Incomplete charge transfer bestows significant sintering resistance for metal nanoparticles on two-dimensional graphyne†
Abstract
Understanding and thus relieving the thermal-induced sintering effect of supported nanocatalysts is a research focus to propel their practical applications. While the metal–support interaction (MSI) is recognized to play a central role in determining the sintering resistance of metal nanocatalysts, the underlying nexus for the MSI-sintering mechanism is almost elusive for the community. Here, we report the anti-sintering mechanism for metal nanoparticles on two-dimensional (2D) hydrogen-substituted graphyne (HsGY), which is endowed by their incomplete charge transfer interaction (ICTI).
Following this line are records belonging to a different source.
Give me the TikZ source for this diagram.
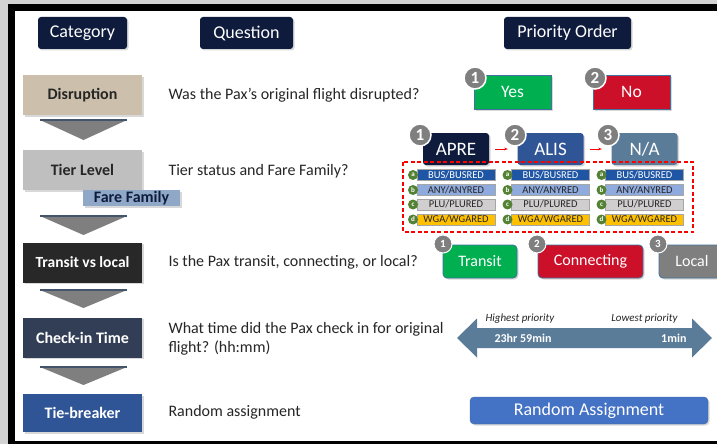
\documentclass[tikz,border=0pt]{standalone}
\usepackage{fontspec}
\setmainfont{Carlito}
\usetikzlibrary{shadows,arrows.meta}

\definecolor{navy}{RGB}{14,27,60}
\definecolor{sand}{RGB}{204,192,172}
\definecolor{tiergray}{RGB}{191,191,191}
\definecolor{farefam}{RGB}{143,168,200}
\definecolor{charcoal}{RGB}{40,40,40}
\definecolor{slatenavy}{RGB}{50,62,85}
\definecolor{royal}{RGB}{47,85,151}
\definecolor{slate}{RGB}{91,124,153}
\definecolor{okgreen}{RGB}{0,176,80}
\definecolor{nored}{RGB}{204,16,42}
\definecolor{midgray}{RGB}{127,127,127}
\definecolor{chevedge}{RGB}{68,84,106}
\definecolor{randblue}{RGB}{68,114,196}
\definecolor{boxedge}{RGB}{65,113,156}
\definecolor{busblue}{RGB}{31,85,165}
\definecolor{anyblue}{RGB}{143,170,220}
\definecolor{plugray}{RGB}{208,206,206}
\definecolor{wgagold}{RGB}{255,192,0}
\definecolor{leafgreen}{RGB}{84,130,53}
\definecolor{framegray}{RGB}{210,210,210}
\definecolor{ink}{RGB}{38,38,38}

\begin{document}
\begin{tikzpicture}[x=1pt,y=-1pt,
	shd/.style={drop shadow={shadow xshift=1.5pt,shadow yshift=-1.5pt,opacity=0.3}},
	head/.style={shd,fill=navy,rounded corners=3pt,text=white,minimum height=32pt,font=\fontsize{18}{21}\selectfont},
	cat/.style={shd,minimum width=119pt,minimum height=40pt,font=\bfseries\fontsize{16}{19}\selectfont},
	ques/.style={anchor=west,text=ink,align=left,font=\fontsize{16}{19}\selectfont},
	pick/.style={shd,draw=boxedge,line width=0.8pt,text=white,minimum height=34pt,font=\fontsize{17.5}{20}\selectfont},
	badge/.style={circle,fill=midgray,draw=white,line width=1.5pt,text=white,inner sep=0pt,minimum size=22pt,font=\bfseries\fontsize{17}{17}\selectfont},
	sbadge/.style={badge,minimum size=18pt,line width=1pt,font=\bfseries\fontsize{11}{11}\selectfont},
	tierbox/.style={shd,rounded corners=3pt,text=white,minimum width=66pt,minimum height=32pt,font=\fontsize{19}{22}\selectfont},
	fare/.style={draw=gray!70,line width=0.5pt,minimum width=78pt,minimum height=11pt,inner sep=0pt,font=\fontsize{10.5}{11}\selectfont},
	leaf/.style={circle,fill=leafgreen,text=white,inner sep=0pt,minimum size=10pt,font=\bfseries\fontsize{7}{7}\selectfont},
	conn/.style={pick,rounded corners=4pt,minimum height=33pt,font=\fontsize{16}{19}\selectfont}]
	\useasboundingbox (0,0) rectangle (717,444);
	\clip (0,0) rectangle (717,444);
	% Frame around the slide
	\fill[framegray] (0,0) rectangle (717,444);
	\filldraw[fill=white,draw=black,line width=7pt] (11.5,7.5) rectangle (740,444.5);
	% Column headers
	\node[head,minimum width=89pt] (category) at (82.5,33) {Category};
	\node[head,minimum width=93pt] (question) at (246.5,33) {Question};
	\node[head,minimum width=127pt] (priority) at (567.5,33) {Priority Order};
	% Chevrons between the categories
	\fill[midgray] (40,120) -- (127,120) -- (83.5,140) -- cycle;
	\draw[chevedge,line width=2.5pt] (40,120) -- (127,120);
	\fill[midgray] (40,216) -- (127,216) -- (83.5,235) -- cycle;
	\draw[chevedge,line width=2.5pt] (40,216) -- (127,216);
	\fill[midgray] (40,290) -- (127,290) -- (83.5,308) -- cycle;
	\draw[chevedge,line width=2.5pt] (40,290) -- (127,290);
	\fill[midgray] (40,367) -- (127,367) -- (83.5,385) -- cycle;
	\draw[chevedge,line width=2.5pt] (40,367) -- (127,367);
	% Categories
	\node[cat,fill=sand,text=ink] (disruption) at (82.5,95) {Disruption};
	\node[cat,fill=tiergray,text=ink] (tierlevel) at (82.5,170) {Tier Level};
	\node[shd,fill=farefam,text=navy,minimum width=97pt,minimum height=16pt,inner sep=0pt,font=\bfseries\fontsize{16}{19}\selectfont] (farefamily) at (131.5,198) {Fare Family};
	\node[cat,fill=charcoal,text=white,font=\bfseries\fontsize{15.5}{19}\selectfont] (transit) at (82.5,262.5) {Transit vs local};
	\node[cat,fill=slatenavy,text=white] (checkin) at (82.5,337.5) {Check-in Time};
	\node[cat,fill=royal,text=white,minimum height=38pt] (tiebreak) at (82.5,413) {Tie-breaker};
	% Questions
	\node[ques] (q1) at (165,95) {Was the Pax’s original flight disrupted?};
	\node[ques] (q2) at (165,171) {Tier status and Fare Family?};
	\node[ques] (q3) at (165,262) {Is the Pax transit, connecting, or local?};
	\node[ques] (q4) at (165,339) {What time did the Pax check in for original\\flight? (hh:mm)};
	\node[ques] (q5) at (165,412) {Random assignment};
	% Disruption: yes before no
	\node[pick,fill=okgreen,minimum width=77pt] (yes) at (512.5,92) {Yes};
	\node[pick,fill=nored,minimum width=77pt] (no) at (631.5,92) {No};
	\node[badge] (b1) at (475,78) {1};
	\node[badge] (b2) at (595,78) {2};
	% Tier order
	\node[tierbox,fill=navy] (apre) at (456,149) {APRE};
	\node[tierbox,fill=royal] (alis) at (550.5,149) {ALIS};
	\node[tierbox,fill=slate] (na) at (644.5,149) {N/A};
	\node[badge] (t1) at (420,135) {1};
	\node[badge] (t2) at (515,135) {2};
	\node[badge] (t3) at (608,135) {3};
	\draw[red,line width=0.8pt,-{Stealth[length=3.5pt]},shorten <=6pt,shorten >=9.5pt] (apre) -- (alis);
	\draw[red,line width=0.8pt,-{Stealth[length=3.5pt]},shorten <=6pt,shorten >=9.5pt] (alis) -- (na);
	% Fare families under each tier
	\foreach \c/\x in {1/456,2/550.5,3/644.5} {
		\node[fare,fill=busblue,text=white] (bus\c) at (\x,175) {BUS/BUSRED};
		\node[fare,fill=anyblue,text=ink] (any\c) at (\x,190) {ANY/ANYRED};
		\node[fare,fill=plugray,text=ink] (plu\c) at (\x,204.5) {PLU/PLURED};
		\node[fare,fill=wgagold,text=ink] (wga\c) at (\x,219.5) {WGA/WGARED};
		\node[leaf] (la\c) at (\x-43,175) {a};
		\node[leaf] (lb\c) at (\x-43,190) {b};
		\node[leaf] (lc\c) at (\x-43,204.5) {c};
		\node[leaf] (ld\c) at (\x-43,219.5) {d};
	}
	\draw[red,dashed,line width=1.2pt,dash pattern=on 4pt off 2.5pt] (403,162) rectangle (693,232);
	% Transit, connecting, local
	\node[conn,fill=okgreen,minimum width=74pt] (transitbox) at (480,261.5) {Transit};
	\node[conn,fill=nored,minimum width=105pt] (connbox) at (590.5,261.5) {Connecting};
	\node[conn,fill=midgray,minimum width=66pt] (localbox) at (692,261.5) {Local};
	\node[sbadge] (c1) at (443,244) {1};
	\node[sbadge] (c2) at (537,244) {2};
	\node[sbadge] (c3) at (658,244) {3};
	% Check-in time scale
	\fill[slate] (457,338) -- (477,318.5) -- (477,328) -- (692,328) -- (692,318.5) -- (712,338)
		-- (692,357.5) -- (692,348) -- (477,348) -- (477,357.5) -- cycle;
	\node[anchor=west,text=ink,font=\itshape\fontsize{11}{13}\selectfont] (high) at (482,319) {Highest priority};
	\node[anchor=east,text=ink,font=\itshape\fontsize{11}{13}\selectfont] (low) at (681,319) {Lowest priority};
	\node[anchor=west,text=white,font=\bfseries\fontsize{12}{14}\selectfont] (late) at (491,338) {23hr 59min};
	\node[anchor=east,text=white,font=\bfseries\fontsize{12}{14}\selectfont] (early) at (690,338) {1min};
	% Tie-breaker
	\node[shd,fill=randblue,draw=boxedge,rounded corners=4pt,text=white,minimum width=238pt,minimum height=27pt,font=\fontsize{18}{21}\selectfont] (random) at (589,410.5) {Random Assignment};
\end{tikzpicture}
\end{document}
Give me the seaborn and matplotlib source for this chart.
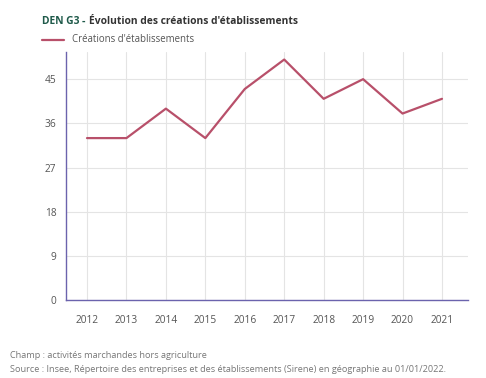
import matplotlib
matplotlib.use("Agg")
import matplotlib.pyplot as plt
import seaborn as sns
import pandas as pd

years = [2012, 2013, 2014, 2015, 2016, 2017, 2018, 2019, 2020, 2021]
creations = [33, 33, 39, 33, 43, 49, 41, 45, 38, 41]
yticks = [0, 9, 18, 27, 36, 45]

sns.set_theme(style="white")
plt.rcParams['font.family'] = ['Open Sans', 'DejaVu Sans']

df = pd.DataFrame({"annee": years, "val": creations})

fig = plt.figure(figsize=(4.86, 3.78), dpi=100)
fig.patch.set_facecolor("white")
ax = fig.add_axes([0.136, 0.206, 0.827, 0.656])

sns.lineplot(data=df, x="annee", y="val", ax=ax, color="#b8506a", linewidth=1.6)

ax.set_xlim(2011.47, 2021.66)
ax.set_ylim(0, 50.5)
ax.set_xticks(years)
ax.set_xticklabels([str(y) for y in years], fontsize=7.3, color="#555555")
ax.set_yticks(yticks)
ax.set_yticklabels([str(t) for t in yticks], fontsize=7.3, color="#555555")
ax.tick_params(axis="x", length=0, pad=11)
ax.tick_params(axis="y", length=0, pad=7)
ax.grid(True, color="#e4e4e4", linewidth=0.8)
ax.set_xlabel("")
ax.set_ylabel("")
for s in ["top", "right"]:
    ax.spines[s].set_visible(False)
ax.spines["left"].set_color("#6b63ad")
ax.spines["bottom"].set_color("#6b63ad")
ax.spines["left"].set_linewidth(1.0)
ax.spines["bottom"].set_linewidth(1.0)

t1 = fig.text(42/486, 1-21/378, "DEN G3 -", fontsize=7.4, fontweight="bold",
              color="#1f5a4a", va="center", ha="left")
fig.canvas.draw()
bb = t1.get_window_extent(renderer=fig.canvas.get_renderer())
x2 = (bb.x1 + 4) / fig.bbox.width
fig.text(x2, 1-21/378, "Évolution des créations d'établissements", fontsize=7.4,
         fontweight="bold", color="#333333", va="center", ha="left")
fig.add_artist(plt.Line2D([42/486, 64/486], [1-40/378, 1-40/378], color="#b8506a", linewidth=1.6))
fig.text(72/486, 1-40/378, "Créations d'établissements", fontsize=6.9, color="#555555",
         va="center", ha="left")

fig.text(10/486, 1-355/378, "Champ : activités marchandes hors agriculture", fontsize=6.6,
         color="#777777", va="center", ha="left")
fig.text(10/486, 1-370/378,
         "Source : Insee, Répertoire des entreprises et des établissements (Sirene) en géographie au 01/01/2022.",
         fontsize=6.6, color="#777777", va="center", ha="left")

fig.savefig("out.png", dpi=100)
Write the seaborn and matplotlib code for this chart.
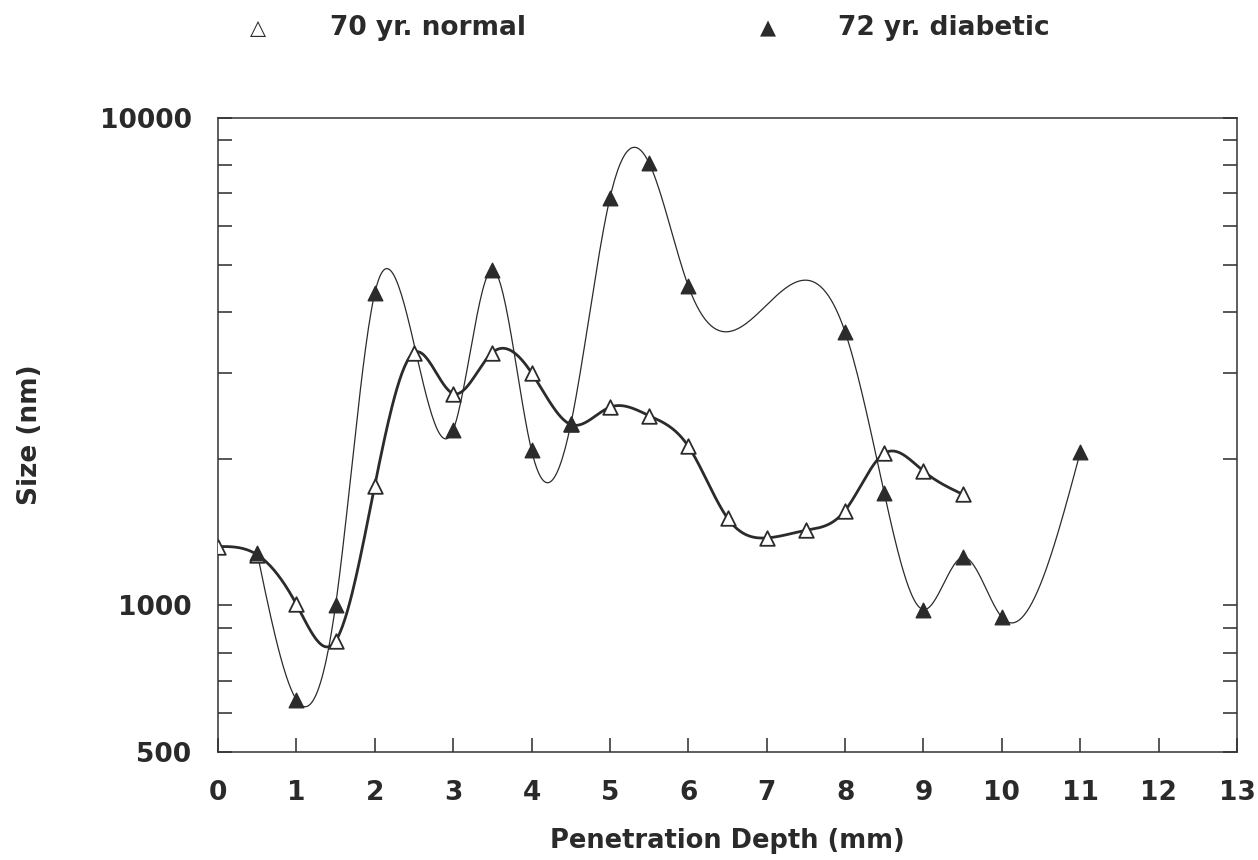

By comparing the different sintering behaviors of metal nanoparticles on two kinds of 2D supports (HsGY and graphene) via systematic in situ transmission electron microscopy (TEM) experiments and theoretical simulations, it is suggested that the significant sintering resistance of supported nanoparticles on HsGY originates from the Ostwald ripening mechanism due to strong ICTI, whereas graphene has only weak MSI with nanoparticles and hence the dominant mechanism of sintering is particle migration and coalescence. The direct disclosure of such a relationship in “thermal stability-sintering mechanism-ICTI/MSI” for supported catalysts may shed light on the pertinent selection of substrate materials and hence the design of super-stable nanocatalysts.